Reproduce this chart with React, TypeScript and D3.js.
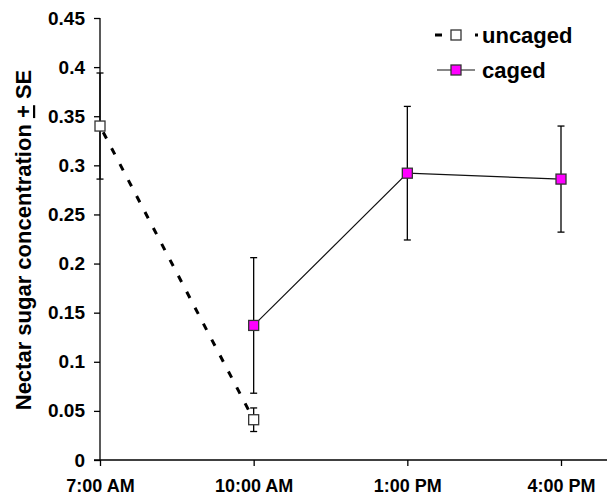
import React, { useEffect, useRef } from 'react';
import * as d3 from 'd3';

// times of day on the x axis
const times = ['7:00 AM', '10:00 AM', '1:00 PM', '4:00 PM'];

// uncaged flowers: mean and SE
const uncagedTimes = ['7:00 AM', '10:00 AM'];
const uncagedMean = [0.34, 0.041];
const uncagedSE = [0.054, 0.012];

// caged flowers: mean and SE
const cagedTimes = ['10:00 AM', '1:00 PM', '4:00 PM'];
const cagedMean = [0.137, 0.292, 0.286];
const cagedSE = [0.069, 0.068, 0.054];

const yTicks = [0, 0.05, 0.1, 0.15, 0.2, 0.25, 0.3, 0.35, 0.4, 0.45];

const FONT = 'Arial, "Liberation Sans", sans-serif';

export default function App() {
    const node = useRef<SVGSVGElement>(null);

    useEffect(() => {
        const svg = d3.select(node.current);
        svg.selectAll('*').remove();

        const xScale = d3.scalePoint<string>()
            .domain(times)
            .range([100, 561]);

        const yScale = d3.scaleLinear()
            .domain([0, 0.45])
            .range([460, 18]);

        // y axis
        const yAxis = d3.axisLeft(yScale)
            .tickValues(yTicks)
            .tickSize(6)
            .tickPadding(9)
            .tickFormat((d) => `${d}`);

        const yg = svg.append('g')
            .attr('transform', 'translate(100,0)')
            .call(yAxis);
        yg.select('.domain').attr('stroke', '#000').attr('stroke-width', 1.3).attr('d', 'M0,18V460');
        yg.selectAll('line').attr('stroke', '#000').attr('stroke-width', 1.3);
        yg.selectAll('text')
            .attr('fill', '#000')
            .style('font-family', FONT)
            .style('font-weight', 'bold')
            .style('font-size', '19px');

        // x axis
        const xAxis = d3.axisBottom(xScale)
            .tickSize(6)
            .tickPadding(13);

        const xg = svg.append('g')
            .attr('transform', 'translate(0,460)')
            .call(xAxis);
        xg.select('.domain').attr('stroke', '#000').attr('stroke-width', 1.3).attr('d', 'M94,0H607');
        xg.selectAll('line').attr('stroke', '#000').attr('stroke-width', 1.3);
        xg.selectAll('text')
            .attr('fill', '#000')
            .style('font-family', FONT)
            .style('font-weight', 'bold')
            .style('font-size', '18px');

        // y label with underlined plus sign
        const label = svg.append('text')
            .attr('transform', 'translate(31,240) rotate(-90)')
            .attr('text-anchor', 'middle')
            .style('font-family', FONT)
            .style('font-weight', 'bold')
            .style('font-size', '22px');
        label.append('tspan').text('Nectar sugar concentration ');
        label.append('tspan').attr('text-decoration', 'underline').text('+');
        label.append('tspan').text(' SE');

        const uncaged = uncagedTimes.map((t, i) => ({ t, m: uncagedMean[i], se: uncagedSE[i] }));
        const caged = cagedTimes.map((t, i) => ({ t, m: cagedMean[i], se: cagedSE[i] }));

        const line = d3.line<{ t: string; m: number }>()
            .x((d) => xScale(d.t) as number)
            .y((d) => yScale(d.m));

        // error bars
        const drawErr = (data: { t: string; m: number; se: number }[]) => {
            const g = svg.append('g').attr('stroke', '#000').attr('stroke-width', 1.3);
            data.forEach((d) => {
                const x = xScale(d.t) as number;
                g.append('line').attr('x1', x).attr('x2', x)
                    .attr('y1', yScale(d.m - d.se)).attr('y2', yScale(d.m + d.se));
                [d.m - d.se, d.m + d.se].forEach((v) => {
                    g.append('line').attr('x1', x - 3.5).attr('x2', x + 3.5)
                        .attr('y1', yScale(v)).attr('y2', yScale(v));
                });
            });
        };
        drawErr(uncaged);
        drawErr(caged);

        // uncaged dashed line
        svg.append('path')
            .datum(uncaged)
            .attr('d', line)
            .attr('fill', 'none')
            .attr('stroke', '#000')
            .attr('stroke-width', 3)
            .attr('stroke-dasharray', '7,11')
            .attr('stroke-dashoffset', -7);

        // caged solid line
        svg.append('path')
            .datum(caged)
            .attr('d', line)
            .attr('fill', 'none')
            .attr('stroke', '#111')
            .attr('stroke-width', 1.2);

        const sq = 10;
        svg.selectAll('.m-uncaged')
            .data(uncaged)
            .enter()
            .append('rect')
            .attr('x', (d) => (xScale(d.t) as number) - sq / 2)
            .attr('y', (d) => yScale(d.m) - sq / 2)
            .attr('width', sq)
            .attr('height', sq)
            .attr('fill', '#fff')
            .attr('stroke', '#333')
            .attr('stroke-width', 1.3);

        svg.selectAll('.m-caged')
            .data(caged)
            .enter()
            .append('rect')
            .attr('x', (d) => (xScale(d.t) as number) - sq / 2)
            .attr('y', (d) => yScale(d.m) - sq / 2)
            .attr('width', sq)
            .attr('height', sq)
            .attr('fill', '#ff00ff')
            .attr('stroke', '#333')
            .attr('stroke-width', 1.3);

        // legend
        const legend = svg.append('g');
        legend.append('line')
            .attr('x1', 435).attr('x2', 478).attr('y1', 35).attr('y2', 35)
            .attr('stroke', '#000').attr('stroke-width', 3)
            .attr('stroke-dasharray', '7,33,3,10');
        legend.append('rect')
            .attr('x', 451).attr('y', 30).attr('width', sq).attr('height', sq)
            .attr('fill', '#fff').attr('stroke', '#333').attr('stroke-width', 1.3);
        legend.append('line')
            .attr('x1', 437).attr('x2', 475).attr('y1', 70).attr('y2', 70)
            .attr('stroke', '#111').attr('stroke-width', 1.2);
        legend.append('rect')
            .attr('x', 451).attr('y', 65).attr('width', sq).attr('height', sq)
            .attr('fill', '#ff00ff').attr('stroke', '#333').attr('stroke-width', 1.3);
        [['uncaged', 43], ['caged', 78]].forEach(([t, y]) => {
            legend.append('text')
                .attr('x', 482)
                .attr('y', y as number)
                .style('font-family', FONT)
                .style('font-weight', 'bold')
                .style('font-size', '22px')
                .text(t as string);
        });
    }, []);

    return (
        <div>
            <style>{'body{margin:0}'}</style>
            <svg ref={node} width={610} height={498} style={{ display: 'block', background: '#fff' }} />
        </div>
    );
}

________________

== Problem statement ==
Keep every word of the data as it is when you write it out, but drop the pictures.

== Response ==
Reproduce this chart with React, TypeScript and D3.js.
import React, { useEffect, useRef } from 'react';
import * as d3 from 'd3';

// times of day on the x axis
const times = ['7:00 AM', '10:00 AM', '1:00 PM', '4:00 PM'];

// uncaged flowers: mean and SE
const uncagedTimes = ['7:00 AM', '10:00 AM'];
const uncagedMean = [0.34, 0.041];
const uncagedSE = [0.054, 0.012];

// caged flowers: mean and SE
const cagedTimes = ['10:00 AM', '1:00 PM', '4:00 PM'];
const cagedMean = [0.137, 0.292, 0.286];
const cagedSE = [0.069, 0.068, 0.054];

const yTicks = [0, 0.05, 0.1, 0.15, 0.2, 0.25, 0.3, 0.35, 0.4, 0.45];

const FONT = 'Arial, "Liberation Sans", sans-serif';

export default function App() {
    const node = useRef<SVGSVGElement>(null);

    useEffect(() => {
        const svg = d3.select(node.current);
        svg.selectAll('*').remove();

        const xScale = d3.scalePoint<string>()
            .domain(times)
            .range([100, 561]);

        const yScale = d3.scaleLinear()
            .domain([0, 0.45])
            .range([460, 18]);

        // y axis
        const yAxis = d3.axisLeft(yScale)
            .tickValues(yTicks)
            .tickSize(6)
            .tickPadding(9)
            .tickFormat((d) => `${d}`);

        const yg = svg.append('g')
            .attr('transform', 'translate(100,0)')
            .call(yAxis);
        yg.select('.domain').attr('stroke', '#000').attr('stroke-width', 1.3).attr('d', 'M0,18V460');
        yg.selectAll('line').attr('stroke', '#000').attr('stroke-width', 1.3);
        yg.selectAll('text')
            .attr('fill', '#000')
            .style('font-family', FONT)
            .style('font-weight', 'bold')
            .style('font-size', '19px');

        // x axis
        const xAxis = d3.axisBottom(xScale)
            .tickSize(6)
            .tickPadding(13);

        const xg = svg.append('g')
            .attr('transform', 'translate(0,460)')
            .call(xAxis);
        xg.select('.domain').attr('stroke', '#000').attr('stroke-width', 1.3).attr('d', 'M94,0H607');
        xg.selectAll('line').attr('stroke', '#000').attr('stroke-width', 1.3);
        xg.selectAll('text')
            .attr('fill', '#000')
            .style('font-family', FONT)
            .style('font-weight', 'bold')
            .style('font-size', '18px');

        // y label with underlined plus sign
        const label = svg.append('text')
            .attr('transform', 'translate(31,240) rotate(-90)')
            .attr('text-anchor', 'middle')
            .style('font-family', FONT)
            .style('font-weight', 'bold')
            .style('font-size', '22px');
        label.append('tspan').text('Nectar sugar concentration ');
        label.append('tspan').attr('text-decoration', 'underline').text('+');
        label.append('tspan').text(' SE');

        const uncaged = uncagedTimes.map((t, i) => ({ t, m: uncagedMean[i], se: uncagedSE[i] }));
        const caged = cagedTimes.map((t, i) => ({ t, m: cagedMean[i], se: cagedSE[i] }));

        const line = d3.line<{ t: string; m: number }>()
            .x((d) => xScale(d.t) as number)
            .y((d) => yScale(d.m));

        // error bars
        const drawErr = (data: { t: string; m: number; se: number }[]) => {
            const g = svg.append('g').attr('stroke', '#000').attr('stroke-width', 1.3);
            data.forEach((d) => {
                const x = xScale(d.t) as number;
                g.append('line').attr('x1', x).attr('x2', x)
                    .attr('y1', yScale(d.m - d.se)).attr('y2', yScale(d.m + d.se));
                [d.m - d.se, d.m + d.se].forEach((v) => {
                    g.append('line').attr('x1', x - 3.5).attr('x2', x + 3.5)
                        .attr('y1', yScale(v)).attr('y2', yScale(v));
                });
            });
        };
        drawErr(uncaged);
        drawErr(caged);

        // uncaged dashed line
        svg.append('path')
            .datum(uncaged)
            .attr('d', line)
            .attr('fill', 'none')
            .attr('stroke', '#000')
            .attr('stroke-width', 3)
            .attr('stroke-dasharray', '7,11')
            .attr('stroke-dashoffset', -7);

        // caged solid line
        svg.append('path')
            .datum(caged)
            .attr('d', line)
            .attr('fill', 'none')
            .attr('stroke', '#111')
            .attr('stroke-width', 1.2);

        const sq = 10;
        svg.selectAll('.m-uncaged')
            .data(uncaged)
            .enter()
            .append('rect')
            .attr('x', (d) => (xScale(d.t) as number) - sq / 2)
            .attr('y', (d) => yScale(d.m) - sq / 2)
            .attr('width', sq)
            .attr('height', sq)
            .attr('fill', '#fff')
            .attr('stroke', '#333')
            .attr('stroke-width', 1.3);

        svg.selectAll('.m-caged')
            .data(caged)
            .enter()
            .append('rect')
            .attr('x', (d) => (xScale(d.t) as number) - sq / 2)
            .attr('y', (d) => yScale(d.m) - sq / 2)
            .attr('width', sq)
            .attr('height', sq)
            .attr('fill', '#ff00ff')
            .attr('stroke', '#333')
            .attr('stroke-width', 1.3);

        // legend
        const legend = svg.append('g');
        legend.append('line')
            .attr('x1', 435).attr('x2', 478).attr('y1', 35).attr('y2', 35)
            .attr('stroke', '#000').attr('stroke-width', 3)
            .attr('stroke-dasharray', '7,33,3,10');
        legend.append('rect')
            .attr('x', 451).attr('y', 30).attr('width', sq).attr('height', sq)
            .attr('fill', '#fff').attr('stroke', '#333').attr('stroke-width', 1.3);
        legend.append('line')
            .attr('x1', 437).attr('x2', 475).attr('y1', 70).attr('y2', 70)
            .attr('stroke', '#111').attr('stroke-width', 1.2);
        legend.append('rect')
            .attr('x', 451).attr('y', 65).attr('width', sq).attr('height', sq)
            .attr('fill', '#ff00ff').attr('stroke', '#333').attr('stroke-width', 1.3);
        [['uncaged', 43], ['caged', 78]].forEach(([t, y]) => {
            legend.append('text')
                .attr('x', 482)
                .attr('y', y as number)
                .style('font-family', FONT)
                .style('font-weight', 'bold')
                .style('font-size', '22px')
                .text(t as string);
        });
    }, []);

    return (
        <div>
            <style>{'body{margin:0}'}</style>
            <svg ref={node} width={610} height={498} style={{ display: 'block', background: '#fff' }} />
        </div>
    );
}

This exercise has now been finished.